The FBI’s admission that it investigated Mateen on a number of occasions will raise questions not just for law enforcement but for the wider US security community. It has frequently been the case in a number of countries that individuals are assessed as not dangerous at one point and then turn out to be a threat later. In the UK, this led the Security Service to place more emphasis on going back and checking up on previous cases to ensure that the threat assessment made in the past had not changed.
Keeping detailed files and watch on people can be resource-intensive, however, and has raised concerns over civil liberties in the past.
As the concern over home-grown terrorism in the US grows, there may be pressure to do more and there may also be further questions as to whether a previous investigation for possible terrorism should place people not just on No-Fly lists, but also restrict their ability to purchase weapons.

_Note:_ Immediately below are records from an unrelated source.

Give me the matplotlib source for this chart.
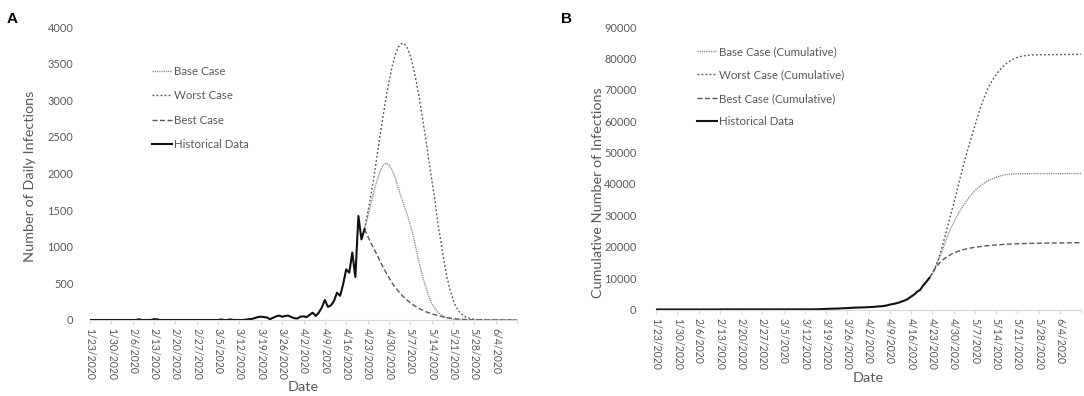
import numpy as np
import matplotlib
matplotlib.use("Agg")
import matplotlib.pyplot as plt

# ---------------- data ----------------
tick_labels = ['1/23/2020', '1/30/2020', '2/6/2020', '2/13/2020', '2/20/2020', '2/27/2020',
               '3/5/2020', '3/12/2020', '3/19/2020', '3/26/2020', '4/2/2020', '4/9/2020',
               '4/16/2020', '4/23/2020', '4/30/2020', '5/7/2020', '5/14/2020', '5/21/2020',
               '5/28/2020', '6/4/2020']
n_days = 141            # 1/23/2020 .. 6/11/2020
scenario_start = 90     # 4/22/2020

hist_daily = [0, 0, 0, 0, 0, 0, 0, 0, 0, 0, 0, 0, 0, 0, 0, 0, 10, 0, 0, 0, 0, 12, 8,
              0, 0, 0, 0, 0, 0, 0, 0, 0, 0, 0, 0, 0, 0, 0, 0, 0, 0, 0,
              0, 8, 0, 0, 8, 0, 0, 0, 0,
              5, 10, 15, 25, 40, 45, 40, 35, 10, 30, 50, 60, 45, 55, 60, 40, 25, 20, 45,
              50, 40, 70, 100, 55, 100, 170, 273, 180, 200, 260, 373, 330, 490, 692, 646,
              920, 587, 1420, 1100, 1240]

base_daily = [1240, 1400, 1570, 1740, 1890, 2020, 2110, 2140, 2120, 2050, 1950, 1810, 1680,
              1560, 1440, 1300, 1150, 950, 770, 600, 460, 330, 230, 160, 110, 75, 50, 32,
              20, 12, 7, 4, 2, 1, 0, 0, 0, 0, 0, 0, 0, 0, 0, 0, 0, 0, 0, 0, 0, 0, 0]
worst_daily = [1240, 1450, 1680, 1930, 2210, 2490, 2760, 3020, 3250, 3450, 3610, 3720, 3770,
               3775, 3720, 3610, 3450, 3250, 3020, 2760, 2490, 2210, 1930, 1660, 1330, 1080,
               820, 590, 420, 280, 180, 115, 75, 45, 28, 17, 10, 6, 4, 2, 1, 1, 1, 0, 0, 0,
               0, 0, 0, 0, 0]
best_daily = [1240, 1150, 1060, 980, 900, 810, 730, 650, 580, 510, 450, 400, 350, 310, 270,
              235, 205, 180, 155, 135, 115, 100, 85, 72, 60, 50, 40, 33, 26, 20, 15, 12, 9,
              7, 5, 4, 3, 2, 2, 1, 1, 1, 1, 1, 1, 0, 0, 0, 0, 0, 0]

base_cum = [9960, 11500, 13400, 15600, 18000, 20700, 23300, 25600, 27600, 29500,
            31200, 32800, 34200, 35500, 36700, 37800, 38700, 39500, 40200, 40800,
            41300, 41750, 42100, 42450, 42700, 42900, 43050, 43150, 43200, 43230,
            43250, 43260, 43270, 43280, 43290, 43300, 43300, 43300, 43300, 43300,
            43300, 43300, 43300, 43300, 43300, 43300, 43300, 43300, 43300, 43300, 43300]
worst_cum = [9960, 11500, 13500, 15900, 19000, 22600, 26200, 29900, 33500, 37300,
             41200, 45000, 48600, 52000, 55200, 58400, 61600, 64600, 67300, 69700,
             71700, 73300, 74700, 76000, 77100, 78000, 78800, 79400, 79900, 80300,
             80600, 80800, 80950, 81050, 81100, 81130, 81150, 81160, 81170, 81180,
             81190, 81200, 81210, 81220, 81230, 81240, 81250, 81260, 81270, 81280, 81290]
best_cum = [9960, 11500, 13100, 14400, 15400, 16200, 16900, 17450, 17950, 18350,
            18700, 19000, 19250, 19450, 19650, 19800, 19950, 20080, 20200, 20300,
            20400, 20480, 20560, 20630, 20700, 20760, 20810, 20860, 20900, 20940,
            20970, 21000, 21030, 21050, 21070, 21090, 21110, 21130, 21150, 21160,
            21180, 21190, 21200, 21210, 21220, 21230, 21240, 21250, 21260, 21270, 21280]

# ---------------- style ----------------
plt.rcParams['font.family'] = ['Lato', 'DejaVu Sans']
TXT = '#595959'
AX = '#d9d9d9'

hist_x = np.arange(len(hist_daily))
scen_x = np.arange(scenario_start, scenario_start + len(base_daily))
hist_cum = np.cumsum(hist_daily)

fig = plt.figure(figsize=(10.84, 3.96), dpi=100)
W, H = 1084, 396

def make_ax(x0, x1, ybot, ytop):
    return fig.add_axes([x0 / W, 1 - ybot / H, (x1 - x0) / W, (ybot - ytop) / H])

axA = make_ax(90, 517, 320, 27)
axB = make_ax(656, 1081, 309.5, 27)

styles = dict(
    base=dict(color='#8c8c8c', lw=1.0, dashes=(0.9, 0.7)),
    worst=dict(color='#555555', lw=1.0, dashes=(1.3, 1.6)),
    best=dict(color='#595959', lw=1.0, dashes=(3.6, 1.8)),
    hist=dict(color='#111111', lw=1.5),
)

def draw(ax, hist_y, base_y, worst_y, best_y, labels, ymax, ystep):
    ax.plot(scen_x, base_y, label=labels[0], **styles['base'])
    ax.plot(scen_x, worst_y, label=labels[1], **styles['worst'])
    ax.plot(scen_x, best_y, label=labels[2], **styles['best'])
    ax.plot(hist_x, hist_y, label=labels[3], solid_joinstyle='round', **styles['hist'])
    ax.set_xlim(0, n_days - 1)
    ax.set_ylim(0, ymax)
    ax.set_yticks(np.arange(0, ymax + 1, ystep))
    ticks = np.arange(0, n_days, 7)
    ax.set_xticks(ticks)
    ax.set_xticklabels(tick_labels + [''] * (len(ticks) - len(tick_labels)),
                       rotation=-90, fontsize=7.6, color=TXT)
    for s in ['top', 'right', 'left']:
        ax.spines[s].set_visible(False)
    ax.spines['bottom'].set_color(AX)
    ax.spines['bottom'].set_linewidth(0.8)
    ax.tick_params(axis='x', length=3, width=0.8, color=AX, pad=3)
    ax.tick_params(axis='y', length=0, labelsize=7.9, labelcolor=TXT)
    ax.set_xlabel('Date', fontsize=10.4, color=TXT)

draw(axA, hist_daily, base_daily, worst_daily, best_daily,
     ['Base Case', 'Worst Case', 'Best Case', 'Historical Data'], 4000, 500)
draw(axB, hist_cum, base_cum, worst_cum, best_cum,
     ['Base Case (Cumulative)', 'Worst Case (Cumulative)', 'Best Case (Cumulative)',
      'Historical Data'], 90000, 10000)

axA.tick_params(axis='y', pad=12)
axB.tick_params(axis='y', pad=14)

axA.set_ylabel('Number of Daily Infections', fontsize=10.4, color=TXT)
axB.set_ylabel('Cumulative Number of Infections', fontsize=10.4, color=TXT)
axA.yaxis.set_label_coords((36 - 90) / 427, (320 - 176) / 293)
axB.yaxis.set_label_coords((604 - 656) / 425, (309.5 - 193) / 282.5)
axA.xaxis.set_label_coords(0.499, -(381 - 320) / 293)
axB.xaxis.set_label_coords(0.499, -(372 - 309.5) / 282.5)

legkw = dict(frameon=False, fontsize=8.3, handlelength=1.75, handletextpad=0.2,
             borderpad=0, borderaxespad=0, loc='upper left', labelcolor=TXT)
axA.legend(bbox_to_anchor=(152 / W, 1 - 66 / H), bbox_transform=fig.transFigure,
           labelspacing=1.16, **legkw)
axB.legend(bbox_to_anchor=(697 / W, 1 - 46 / H), bbox_transform=fig.transFigure,
           labelspacing=1.08, **legkw)

fig.text(7 / W, 1 - 12 / H, 'A', fontsize=11, fontweight='bold', va='top', ha='left',
         family=['Liberation Sans', 'DejaVu Sans'])
fig.text(561 / W, 1 - 12 / H, 'B', fontsize=11, fontweight='bold', va='top', ha='left',
         family=['Liberation Sans', 'DejaVu Sans'])

fig.savefig('out.png', dpi=100)
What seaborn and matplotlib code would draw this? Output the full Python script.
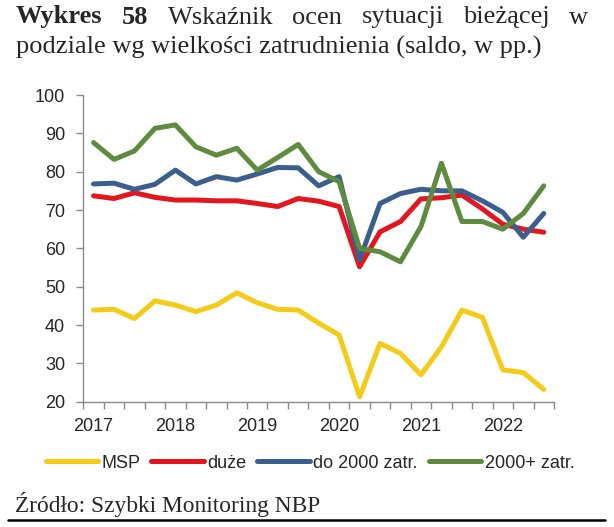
import numpy as np
import pandas as pd
import matplotlib
matplotlib.use('Agg')
import matplotlib.pyplot as plt
import seaborn as sns

# dane kwartalne 2017 Q1 - 2022 Q3
kwartaly = ['2017 Q1', '2017 Q2', '2017 Q3', '2017 Q4',
            '2018 Q1', '2018 Q2', '2018 Q3', '2018 Q4',
            '2019 Q1', '2019 Q2', '2019 Q3', '2019 Q4',
            '2020 Q1', '2020 Q2', '2020 Q3', '2020 Q4',
            '2021 Q1', '2021 Q2', '2021 Q3', '2021 Q4',
            '2022 Q1', '2022 Q2', '2022 Q3']
lata = ['2017', '2018', '2019', '2020', '2021', '2022']

msp = [43.9, 44.1, 41.7, 46.3, 45.2, 43.5, 45.2, 48.4, 45.8, 44.1, 43.9, 40.5,
       37.4, 21.3, 35.2, 32.6, 27.0, 34.3, 43.9, 42.0, 28.3, 27.6, 23.2]
duze = [73.7, 73.0, 74.5, 73.3, 72.6, 72.6, 72.4, 72.4, 71.7, 70.9, 73.0, 72.3,
        70.9, 55.2, 64.3, 67.0, 72.9, 73.2, 73.9, 70.3, 66.3, 65.0, 64.2]
do2000 = [76.8, 77.0, 75.4, 76.7, 80.4, 76.8, 78.7, 77.8, 79.4, 81.1, 81.0, 76.3,
          78.7, 57.0, 71.7, 74.3, 75.4, 75.0, 75.0, 72.4, 69.4, 62.9, 69.1]
ponad2000 = [87.6, 83.2, 85.4, 91.3, 92.2, 86.5, 84.3, 86.1, 80.4, 83.7, 87.1, 80.0,
             77.4, 60.0, 59.1, 56.5, 65.7, 82.2, 67.0, 67.0, 65.0, 69.1, 76.3]

serie = ['MSP', 'duże', 'do 2000 zatr.', '2000+ zatr.']
kolory = ['#F4CC18', '#E3161E', '#3A5E8E', '#5E8B3F']

df = pd.DataFrame({'MSP': msp, 'duże': duze, 'do 2000 zatr.': do2000,
                   '2000+ zatr.': ponad2000})
df['t'] = np.arange(len(kwartaly))
dlugi = df.melt(id_vars='t', var_name='seria', value_name='saldo')

sns.set_style('white')
plt.rcParams['font.family'] = ['Liberation Sans', 'DejaVu Sans']

W, H = 614, 527
fig = plt.figure(figsize=(W / 100, H / 100), dpi=100)
ax = fig.add_axes([83.3 / W, 1 - 401.7 / H, (554 - 83.3) / W, (401.7 - 95) / H])

sns.lineplot(data=dlugi, x='t', y='saldo', hue='seria', hue_order=serie,
             palette=kolory, linewidth=3.6, ax=ax, legend=False)

ax.set_xlim(-0.5, len(kwartaly) - 0.5)
ax.set_ylim(20, 100)
ax.set_yticks(range(20, 101, 10))
ax.set_xticks(np.arange(-0.5, len(kwartaly), 1.0))
ax.set_xticklabels([])
ax.set_xticks(np.arange(0, len(kwartaly), 4), labels=lata, minor=True)
ax.set_xlabel('')
ax.set_ylabel('')

szary = '#8A8A8A'
for s in ['top', 'right']:
    ax.spines[s].set_visible(False)
for s in ['left', 'bottom']:
    ax.spines[s].set_color(szary)
    ax.spines[s].set_linewidth(1.0)
ax.tick_params(axis='y', which='major', length=5, width=1, color=szary,
               labelsize=13, pad=8, left=True, direction='out')
ax.tick_params(axis='x', which='major', length=5, width=1, color=szary,
               bottom=True, direction='out')
ax.tick_params(axis='x', which='minor', length=0, labelsize=13, pad=12)
ax.grid(False)

# legenda
uchwyty = [plt.Line2D([], [], color=c, lw=3.6) for c in kolory]
fig.legend(uchwyty, serie, loc='center', bbox_to_anchor=(310 / W, 1 - 463 / H),
           ncol=4, frameon=False, fontsize=13, handlelength=2.9,
           handletextpad=0.2, columnspacing=0.6)

# tytuł - pierwsza linia wyjustowana
serif = ['Liberation Serif', 'DejaVu Serif']
slowa = [('Wykres', 'bold'), ('58', 'bold'), ('Wskaźnik', 'normal'),
         ('ocen', 'normal'), ('sytuacji', 'normal'), ('bieżącej', 'normal'),
         ('w', 'normal')]
rozmiar = 19
r = fig.canvas.get_renderer()
teksty = []
for s, w in slowa:
    t = fig.text(0, 1 - 23.5 / H, s, fontsize=rozmiar, fontweight=w,
                 family=serif, va='baseline')
    teksty.append(t)
szer = [t.get_window_extent(r).width for t in teksty]
x0, x1 = 16, 588
odstep = (x1 - x0 - sum(szer)) / (len(szer) - 1)
x = x0
for t, sz in zip(teksty, szer):
    t.set_x(x / W)
    x += sz + odstep

fig.text(16 / W, 1 - 54 / H, 'podziale wg wielkości zatrudnienia (saldo, w pp.)',
         fontsize=rozmiar, family=serif, va='baseline')

fig.text(15 / W, 1 - 512 / H, 'Źródło: Szybki Monitoring NBP',
         fontsize=16.8, family=serif, va='baseline')
fig.add_artist(plt.Line2D([8 / W, 605 / W], [1 - 519.5 / H, 1 - 519.5 / H],
                          color='black', lw=1.8))

fig.savefig('out.png', dpi=100)
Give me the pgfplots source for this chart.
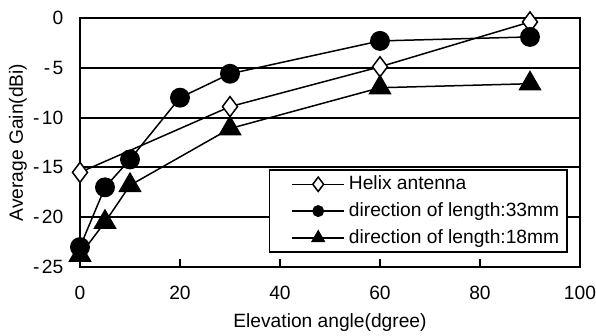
\documentclass[border=0pt]{standalone}
\usepackage{pgfplots}
\pgfplotsset{compat=1.18}
\usepackage{fontspec}
\setmainfont{Liberation Sans}
\begin{document}
\fontsize{9.6}{11.5}\selectfont
\begin{tikzpicture}
\useasboundingbox (-40pt,-34.5pt) rectangle (258pt,133.5pt);
\begin{axis}[
  at={(0,0)}, anchor=south west,
  scale only axis, width=250pt, height=124.5pt,
  xmin=0, xmax=100, ymin=-25, ymax=0,
  clip=false,
  xtick={0,20,40,60,80,100},
  ytick={-25,-20,-15,-10,-5,0},
  yticklabels={-\kern.12em25,-\kern.12em20,-\kern.12em15,-\kern.12em10,-\kern.12em5,0},
  /pgf/number format/assume math mode=true,
  xtick pos=lower, ytick pos=left,
  tick align=inside,
  major tick length=4pt,
  xtick style={black, line width=1pt},
  ytick style={draw=none},
  ymajorgrids,
  major grid style={black, line width=1pt},
  axis line style={black, line width=1.2pt},
  tick label style={font=\fontsize{9.6}{11.5}\selectfont},
  yticklabel style={xshift=-5pt},
  xticklabel style={yshift=-6pt},
  xlabel={Elevation angle(dgree)},
  ylabel={Average Gain(dBi)},
  label style={font=\fontsize{9.6}{11.5}\selectfont},
  xlabel style={at={(axis description cs:0.5,-0.225)}, anchor=center},
  ylabel style={at={(axis description cs:-0.124,0.5)}, anchor=center},
  legend image code/.code={\path (-6pt,0pt); \draw[mark repeat=2,mark phase=2,#1] plot coordinates {(3pt,0pt) (16pt,0pt) (29pt,0pt)};},
  legend style={at={(0.976,0.056)}, anchor=south east, draw=black, line width=0.8pt, fill=white,
    font=\fontsize{9.6}{11.5}\selectfont, row sep=1pt, inner xsep=2pt, inner ysep=1pt},
  legend cell align=left,
]
\addplot[black, line width=0.75pt, mark=diamond*, mark size=5pt, mark options={solid, fill=white, line width=0.75pt},
  legend image post style={mark size=3.6pt}]
  coordinates {(0,-15.5) (30,-8.9) (60,-4.9) (90,-0.4)};
\addlegendentry{Helix antenna}
\addplot[black, line width=0.75pt, mark=*, mark size=4.6pt, mark options={solid, fill=black},
  legend image post style={mark size=2.6pt}]
  coordinates {(0,-23) (5,-17) (10,-14.2) (20,-8) (30,-5.6) (60,-2.3) (90,-1.9)};
\addlegendentry{direction of length:33mm}
\addplot[black, line width=0.75pt, mark=triangle*, mark size=6pt, mark options={solid, fill=black},
  legend image post style={mark size=3.4pt}]
  coordinates {(0,-23.8) (5,-20.5) (10,-16.8) (30,-11.1) (60,-7) (90,-6.6)};
\addlegendentry{direction of length:18mm}
\end{axis}
\end{tikzpicture}
\end{document}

Ex-wife: Mateen Was ‘Disturbed’
Sitora Yusufiy lived with Mateen for four months in 2009. She said her family had “rescued” her from the relationship when they became aware he was being physically abusive. He beat her up regularly during their short-lived marriage for trivial things like not doing laundry, she said. “When he would get in his tempers, he would express hate toward everything. He was mentally unstable and mentally ill: that’s the only explanation that I could give.”
The death toll means that the Orlando attack surpasses the 2007 massacre at Virginia Tech, which left 32 people dead.
According to the crowd-sourced Mass Shooting Tracker, the US suffered 372 mass shootings last year, defined as a single incident that kills or injures four or more people. Some 475 people were killed and 1,870 wounded. The latest incident came as Orlando was still reeling from the fatal shooting on Friday night of 22-year-old singer Christina Grimmie following a concert in the city.